__Supplied data__:
************
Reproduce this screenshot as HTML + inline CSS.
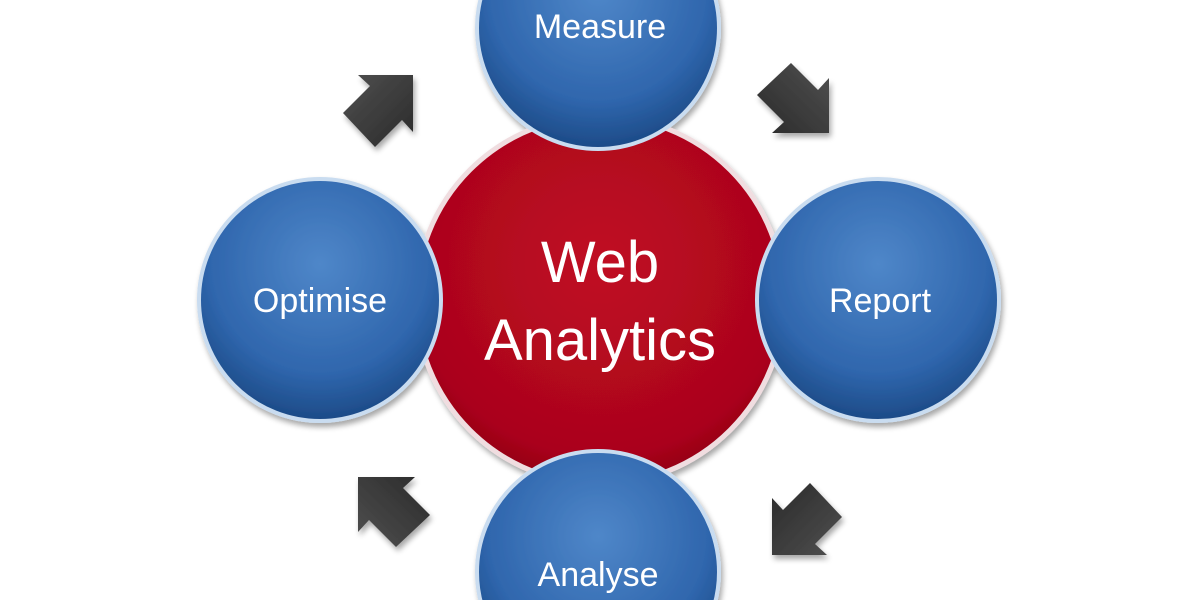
<!DOCTYPE html>
<html><head><style>html,body{margin:0;background:#fff;overflow:hidden;width:1200px;height:600px}svg{display:block}</style></head>
<body>
<svg width="1200" height="600" viewBox="0 0 1200 600" xmlns="http://www.w3.org/2000/svg">
<defs>
<radialGradient id="b" cx="50%" cy="35%" r="65%">
<stop offset="0" stop-color="#4f87c9"/><stop offset="0.7" stop-color="#2f66ad"/><stop offset="1" stop-color="#1c4a86"/></radialGradient>
<radialGradient id="r" cx="50%" cy="40%" r="65%">
<stop offset="0" stop-color="#c00a24"/><stop offset="0.8" stop-color="#aa051b"/><stop offset="1" stop-color="#850012"/></radialGradient>
<linearGradient id="a" x1="0" y1="0" x2="1" y2="1"><stop offset="0" stop-color="#505050"/><stop offset="1" stop-color="#2a2a2a"/></linearGradient>
<filter id="s" x="-20%" y="-20%" width="140%" height="140%"><feGaussianBlur in="SourceAlpha" stdDeviation="3"/><feOffset dx="2" dy="4"/><feComponentTransfer><feFuncA type="linear" slope="0.35"/></feComponentTransfer><feMerge><feMergeNode/><feMergeNode in="SourceGraphic"/></feMerge></filter>
</defs>
<g filter="url(#s)">
<circle cx="600" cy="300" r="184" fill="url(#r)" stroke="#f0dde0" stroke-width="5"/>
<circle cx="598" cy="28" r="121" fill="url(#b)" stroke="#c9dcf0" stroke-width="4"/>
<circle cx="878" cy="300" r="121" fill="url(#b)" stroke="#c9dcf0" stroke-width="4"/>
<circle cx="320" cy="300" r="121" fill="url(#b)" stroke="#c9dcf0" stroke-width="4"/>
<circle cx="598" cy="572" r="121" fill="url(#b)" stroke="#c9dcf0" stroke-width="4"/>
</g>
<g fill="url(#a)" filter="url(#s)">
<polygon points="358,75 413,75 413,132 402,120 375,147 343,113 370,86"/>
<polygon transform="translate(414,-10) rotate(90 380 110)" points="358,75 413,75 413,132 402,120 375,147 343,113 370,86"/>
<polygon transform="translate(425,410) rotate(180 380 110)" points="358,75 413,75 413,132 402,120 375,147 343,113 370,86"/>
<polygon transform="translate(13,400) rotate(-90 380 110)" points="358,75 413,75 413,132 402,120 375,147 343,113 370,86"/>
</g>
<g fill="#fff" font-family="Liberation Sans, sans-serif" text-anchor="middle">
<text x="600" y="38" font-size="34">Measure</text>
<text x="880" y="312" font-size="34">Report</text>
<text x="320" y="312" font-size="34">Optimise</text>
<text x="598" y="586" font-size="34">Analyse</text>
<text x="600" y="282" font-size="58">Web</text>
<text x="600" y="360" font-size="58">Analytics</text>
</g>
</svg>
</body></html>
************
Leave the pictures out, and print every line of the listing exactly as written.

Reproduce this screenshot as HTML + inline CSS.
<!DOCTYPE html>
<html><head><style>html,body{margin:0;background:#fff;overflow:hidden;width:1200px;height:600px}svg{display:block}</style></head>
<body>
<svg width="1200" height="600" viewBox="0 0 1200 600" xmlns="http://www.w3.org/2000/svg">
<defs>
<radialGradient id="b" cx="50%" cy="35%" r="65%">
<stop offset="0" stop-color="#4f87c9"/><stop offset="0.7" stop-color="#2f66ad"/><stop offset="1" stop-color="#1c4a86"/></radialGradient>
<radialGradient id="r" cx="50%" cy="40%" r="65%">
<stop offset="0" stop-color="#c00a24"/><stop offset="0.8" stop-color="#aa051b"/><stop offset="1" stop-color="#850012"/></radialGradient>
<linearGradient id="a" x1="0" y1="0" x2="1" y2="1"><stop offset="0" stop-color="#505050"/><stop offset="1" stop-color="#2a2a2a"/></linearGradient>
<filter id="s" x="-20%" y="-20%" width="140%" height="140%"><feGaussianBlur in="SourceAlpha" stdDeviation="3"/><feOffset dx="2" dy="4"/><feComponentTransfer><feFuncA type="linear" slope="0.35"/></feComponentTransfer><feMerge><feMergeNode/><feMergeNode in="SourceGraphic"/></feMerge></filter>
</defs>
<g filter="url(#s)">
<circle cx="600" cy="300" r="184" fill="url(#r)" stroke="#f0dde0" stroke-width="5"/>
<circle cx="598" cy="28" r="121" fill="url(#b)" stroke="#c9dcf0" stroke-width="4"/>
<circle cx="878" cy="300" r="121" fill="url(#b)" stroke="#c9dcf0" stroke-width="4"/>
<circle cx="320" cy="300" r="121" fill="url(#b)" stroke="#c9dcf0" stroke-width="4"/>
<circle cx="598" cy="572" r="121" fill="url(#b)" stroke="#c9dcf0" stroke-width="4"/>
</g>
<g fill="url(#a)" filter="url(#s)">
<polygon points="358,75 413,75 413,132 402,120 375,147 343,113 370,86"/>
<polygon transform="translate(414,-10) rotate(90 380 110)" points="358,75 413,75 413,132 402,120 375,147 343,113 370,86"/>
<polygon transform="translate(425,410) rotate(180 380 110)" points="358,75 413,75 413,132 402,120 375,147 343,113 370,86"/>
<polygon transform="translate(13,400) rotate(-90 380 110)" points="358,75 413,75 413,132 402,120 375,147 343,113 370,86"/>
</g>
<g fill="#fff" font-family="Liberation Sans, sans-serif" text-anchor="middle">
<text x="600" y="38" font-size="34">Measure</text>
<text x="880" y="312" font-size="34">Report</text>
<text x="320" y="312" font-size="34">Optimise</text>
<text x="598" y="586" font-size="34">Analyse</text>
<text x="600" y="282" font-size="58">Web</text>
<text x="600" y="360" font-size="58">Analytics</text>
</g>
</svg>
</body></html>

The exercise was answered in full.